[Input for this task]
★ ★ ★ ★ ★ ★ ★

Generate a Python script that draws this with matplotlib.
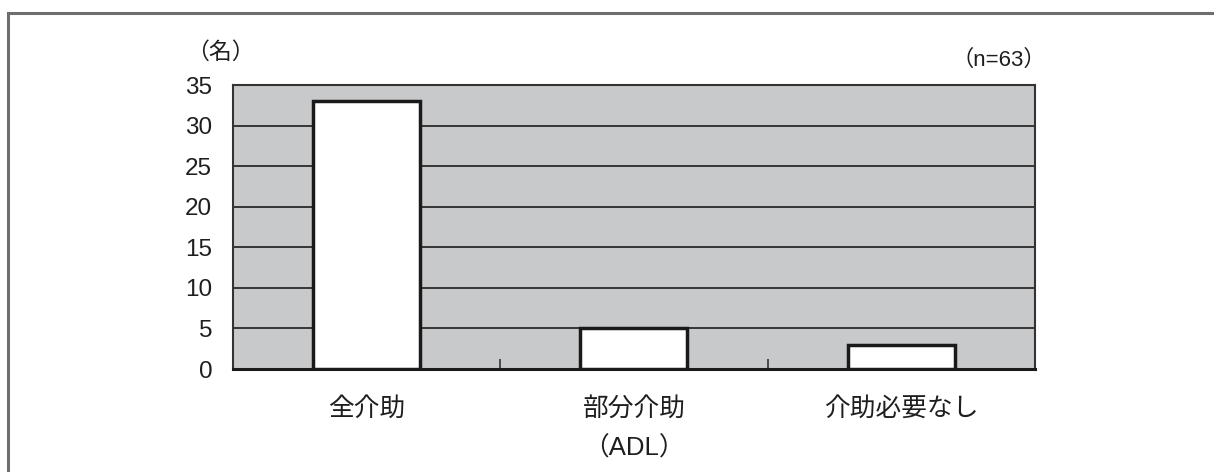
import matplotlib.pyplot as plt
from matplotlib.lines import Line2D
from matplotlib.ticker import FixedLocator

plt.rcParams['font.family'] = ['Liberation Sans', 'Noto Sans CJK JP', 'DejaVu Sans']

# ADL level counts
categories = ['全介助', '部分介助\n（ADL）', '介助必要なし']
counts = [33, 5, 3]
y_ticks = [0, 5, 10, 15, 20, 25, 30, 35]

fig = plt.figure(figsize=(12.14, 4.72), dpi=100)
ax = fig.add_axes([0.1919, 0.2182, 0.6606, 0.6017])

ax.set_facecolor('#c8c9cb')
ax.set_axisbelow(True)
ax.yaxis.grid(True, color='#2a2a2a', linewidth=1.3)

x = range(len(categories))
ax.bar(x, counts, width=0.4, color='white', edgecolor='#1a1a1a', linewidth=2.5, zorder=3)

ax.set_xlim(-0.5, len(categories) - 0.5)
ax.set_ylim(0, 35)
ax.yaxis.set_major_locator(FixedLocator(y_ticks))

ax.set_xticks(list(x))
ax.set_xticklabels(categories, fontsize=18.5, color='#1e1e1e', linespacing=1.8)
ax.xaxis.set_minor_locator(FixedLocator([0.5, 1.5]))
ax.tick_params(axis='x', which='major', length=0, pad=20)
ax.tick_params(axis='x', which='minor', direction='in', length=7, width=1.2, color='#333333')
ax.tick_params(axis='y', length=0, pad=15, labelsize=17.5, labelcolor='#1e1e1e')

for side in ['left', 'right', 'top']:
    ax.spines[side].set_color('#333333')
    ax.spines[side].set_linewidth(1.5)
ax.spines['bottom'].set_color('#1a1a1a')
ax.spines['bottom'].set_linewidth(2.2)

fig.text(220 / 1214, 1 - 52 / 472, '（名）', fontsize=16.5, ha='center', va='center', color='#1e1e1e')
fig.text(1046 / 1214, 1 - 60 / 472, '（n=63）', fontsize=16, ha='right', va='center', color='#1e1e1e')

# outer frame (top and left edges)
frame = dict(color='#6e6e6e', linewidth=2.2, transform=fig.transFigure)
fig.add_artist(Line2D([8 / 1214, 1.0], [1 - 13 / 472] * 2, **frame))
fig.add_artist(Line2D([8 / 1214] * 2, [0.0, 1 - 13 / 472], **frame))

fig.savefig('out.png', dpi=100)
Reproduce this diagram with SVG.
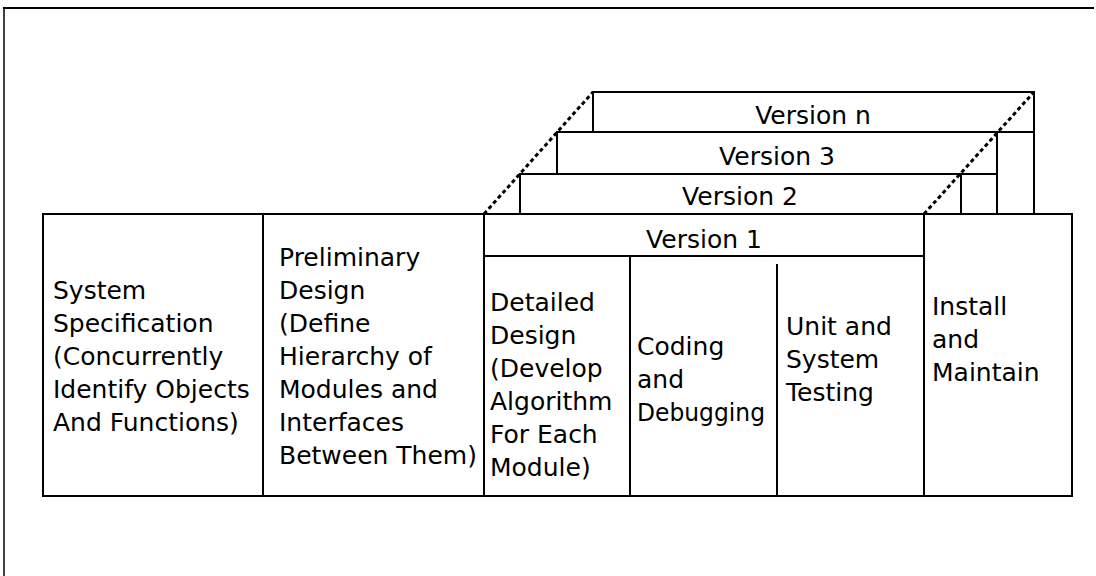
<svg xmlns="http://www.w3.org/2000/svg" width="1096" height="576" viewBox="0 0 1096 576">
<style>
.ln{stroke:#000;stroke-width:2;fill:none;stroke-linecap:square}
.dash{stroke:#000;stroke-width:3;fill:none;stroke-dasharray:4 3}
.frame{stroke:#000;fill:none}
text{font-family:"DejaVu Sans","Liberation Sans",sans-serif;font-size:25px;fill:#000}
.c{text-anchor:middle}
</style>
<rect width="1096" height="576" fill="#fff"/>
<g id="frame">
<line class="frame" x1="3" y1="8" x2="1094" y2="8" stroke-width="2"/>
<line class="frame" x1="4" y1="8" x2="4" y2="576" stroke-width="1.5"/>
</g>
<g id="connectors">
<line class="dash" x1="484" y1="214" x2="593" y2="92"/>
<line class="dash" x1="924" y1="214" x2="1034" y2="92"/>
</g>
<g id="version-n">
<path class="ln" d="M593,132 V92 H1034 V214"/>
<text class="c" x="813" y="124">Version n</text>
</g>
<g id="version-3">
<path class="ln" d="M557,174 V132 H1034 M997,132 V214"/>
<text class="c" x="777" y="165">Version 3</text>
</g>
<g id="version-2">
<path class="ln" d="M520,214 V174 H997 M961,174 V214"/>
<text class="c" x="740" y="205">Version 2</text>
</g>
<g id="table">
<rect class="ln" x="43" y="214" width="1029" height="282"/>
</g>
<g id="system-spec">
<line class="ln" x1="263" y1="214" x2="263" y2="496"/>
<text x="53" y="299">System</text>
<text x="53" y="332">Specification</text>
<text x="53" y="365">(Concurrently</text>
<text x="53" y="398">Identify Objects</text>
<text x="53" y="431">And Functions)</text>
</g>
<g id="preliminary-design">
<line class="ln" x1="484" y1="214" x2="484" y2="496"/>
<text x="279" y="266">Preliminary</text>
<text x="279" y="299">Design</text>
<text x="279" y="332">(Define</text>
<text x="279" y="365">Hierarchy of</text>
<text x="279" y="398">Modules and</text>
<text x="279" y="431">Interfaces</text>
<text x="279" y="464">Between Them)</text>
</g>
<g id="version-1">
<line class="ln" x1="484" y1="256" x2="924" y2="256"/>
<line class="ln" x1="924" y1="214" x2="924" y2="496"/>
<text class="c" x="704" y="248">Version 1</text>
</g>
<g id="detailed-design">
<text x="490" y="311">Detailed</text>
<text x="490" y="344">Design</text>
<text x="490" y="377">(Develop</text>
<text x="490" y="410">Algorithm</text>
<text x="490" y="443">For Each</text>
<text x="490" y="476">Module)</text>
</g>
<g id="coding">
<line class="ln" x1="630" y1="256" x2="630" y2="496"/>
<text x="637" y="355">Coding</text>
<text x="637" y="388">and</text>
<text x="637" y="421" textLength="128" lengthAdjust="spacingAndGlyphs">Debugging</text>
</g>
<g id="testing">
<line class="ln" x1="777" y1="265" x2="777" y2="496"/>
<text x="786" y="335">Unit and</text>
<text x="786" y="368">System</text>
<text x="786" y="401">Testing</text>
</g>
<g id="install">
<text x="932" y="315">Install</text>
<text x="932" y="348">and</text>
<text x="932" y="381">Maintain</text>
</g>
</svg>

★ ★ ★ ★ ★ ★ ★

[The task] Reproduce each entry verbatim, excluding any embedded images.

[Response]
Generate a Python script that draws this with matplotlib.
import matplotlib.pyplot as plt
from matplotlib.lines import Line2D
from matplotlib.ticker import FixedLocator

plt.rcParams['font.family'] = ['Liberation Sans', 'Noto Sans CJK JP', 'DejaVu Sans']

# ADL level counts
categories = ['全介助', '部分介助\n（ADL）', '介助必要なし']
counts = [33, 5, 3]
y_ticks = [0, 5, 10, 15, 20, 25, 30, 35]

fig = plt.figure(figsize=(12.14, 4.72), dpi=100)
ax = fig.add_axes([0.1919, 0.2182, 0.6606, 0.6017])

ax.set_facecolor('#c8c9cb')
ax.set_axisbelow(True)
ax.yaxis.grid(True, color='#2a2a2a', linewidth=1.3)

x = range(len(categories))
ax.bar(x, counts, width=0.4, color='white', edgecolor='#1a1a1a', linewidth=2.5, zorder=3)

ax.set_xlim(-0.5, len(categories) - 0.5)
ax.set_ylim(0, 35)
ax.yaxis.set_major_locator(FixedLocator(y_ticks))

ax.set_xticks(list(x))
ax.set_xticklabels(categories, fontsize=18.5, color='#1e1e1e', linespacing=1.8)
ax.xaxis.set_minor_locator(FixedLocator([0.5, 1.5]))
ax.tick_params(axis='x', which='major', length=0, pad=20)
ax.tick_params(axis='x', which='minor', direction='in', length=7, width=1.2, color='#333333')
ax.tick_params(axis='y', length=0, pad=15, labelsize=17.5, labelcolor='#1e1e1e')

for side in ['left', 'right', 'top']:
    ax.spines[side].set_color('#333333')
    ax.spines[side].set_linewidth(1.5)
ax.spines['bottom'].set_color('#1a1a1a')
ax.spines['bottom'].set_linewidth(2.2)

fig.text(220 / 1214, 1 - 52 / 472, '（名）', fontsize=16.5, ha='center', va='center', color='#1e1e1e')
fig.text(1046 / 1214, 1 - 60 / 472, '（n=63）', fontsize=16, ha='right', va='center', color='#1e1e1e')

# outer frame (top and left edges)
frame = dict(color='#6e6e6e', linewidth=2.2, transform=fig.transFigure)
fig.add_artist(Line2D([8 / 1214, 1.0], [1 - 13 / 472] * 2, **frame))
fig.add_artist(Line2D([8 / 1214] * 2, [0.0, 1 - 13 / 472], **frame))

fig.savefig('out.png', dpi=100)
Reproduce this diagram with SVG.
<svg xmlns="http://www.w3.org/2000/svg" width="1096" height="576" viewBox="0 0 1096 576">
<style>
.ln{stroke:#000;stroke-width:2;fill:none;stroke-linecap:square}
.dash{stroke:#000;stroke-width:3;fill:none;stroke-dasharray:4 3}
.frame{stroke:#000;fill:none}
text{font-family:"DejaVu Sans","Liberation Sans",sans-serif;font-size:25px;fill:#000}
.c{text-anchor:middle}
</style>
<rect width="1096" height="576" fill="#fff"/>
<g id="frame">
<line class="frame" x1="3" y1="8" x2="1094" y2="8" stroke-width="2"/>
<line class="frame" x1="4" y1="8" x2="4" y2="576" stroke-width="1.5"/>
</g>
<g id="connectors">
<line class="dash" x1="484" y1="214" x2="593" y2="92"/>
<line class="dash" x1="924" y1="214" x2="1034" y2="92"/>
</g>
<g id="version-n">
<path class="ln" d="M593,132 V92 H1034 V214"/>
<text class="c" x="813" y="124">Version n</text>
</g>
<g id="version-3">
<path class="ln" d="M557,174 V132 H1034 M997,132 V214"/>
<text class="c" x="777" y="165">Version 3</text>
</g>
<g id="version-2">
<path class="ln" d="M520,214 V174 H997 M961,174 V214"/>
<text class="c" x="740" y="205">Version 2</text>
</g>
<g id="table">
<rect class="ln" x="43" y="214" width="1029" height="282"/>
</g>
<g id="system-spec">
<line class="ln" x1="263" y1="214" x2="263" y2="496"/>
<text x="53" y="299">System</text>
<text x="53" y="332">Specification</text>
<text x="53" y="365">(Concurrently</text>
<text x="53" y="398">Identify Objects</text>
<text x="53" y="431">And Functions)</text>
</g>
<g id="preliminary-design">
<line class="ln" x1="484" y1="214" x2="484" y2="496"/>
<text x="279" y="266">Preliminary</text>
<text x="279" y="299">Design</text>
<text x="279" y="332">(Define</text>
<text x="279" y="365">Hierarchy of</text>
<text x="279" y="398">Modules and</text>
<text x="279" y="431">Interfaces</text>
<text x="279" y="464">Between Them)</text>
</g>
<g id="version-1">
<line class="ln" x1="484" y1="256" x2="924" y2="256"/>
<line class="ln" x1="924" y1="214" x2="924" y2="496"/>
<text class="c" x="704" y="248">Version 1</text>
</g>
<g id="detailed-design">
<text x="490" y="311">Detailed</text>
<text x="490" y="344">Design</text>
<text x="490" y="377">(Develop</text>
<text x="490" y="410">Algorithm</text>
<text x="490" y="443">For Each</text>
<text x="490" y="476">Module)</text>
</g>
<g id="coding">
<line class="ln" x1="630" y1="256" x2="630" y2="496"/>
<text x="637" y="355">Coding</text>
<text x="637" y="388">and</text>
<text x="637" y="421" textLength="128" lengthAdjust="spacingAndGlyphs">Debugging</text>
</g>
<g id="testing">
<line class="ln" x1="777" y1="265" x2="777" y2="496"/>
<text x="786" y="335">Unit and</text>
<text x="786" y="368">System</text>
<text x="786" y="401">Testing</text>
</g>
<g id="install">
<text x="932" y="315">Install</text>
<text x="932" y="348">and</text>
<text x="932" y="381">Maintain</text>
</g>
</svg>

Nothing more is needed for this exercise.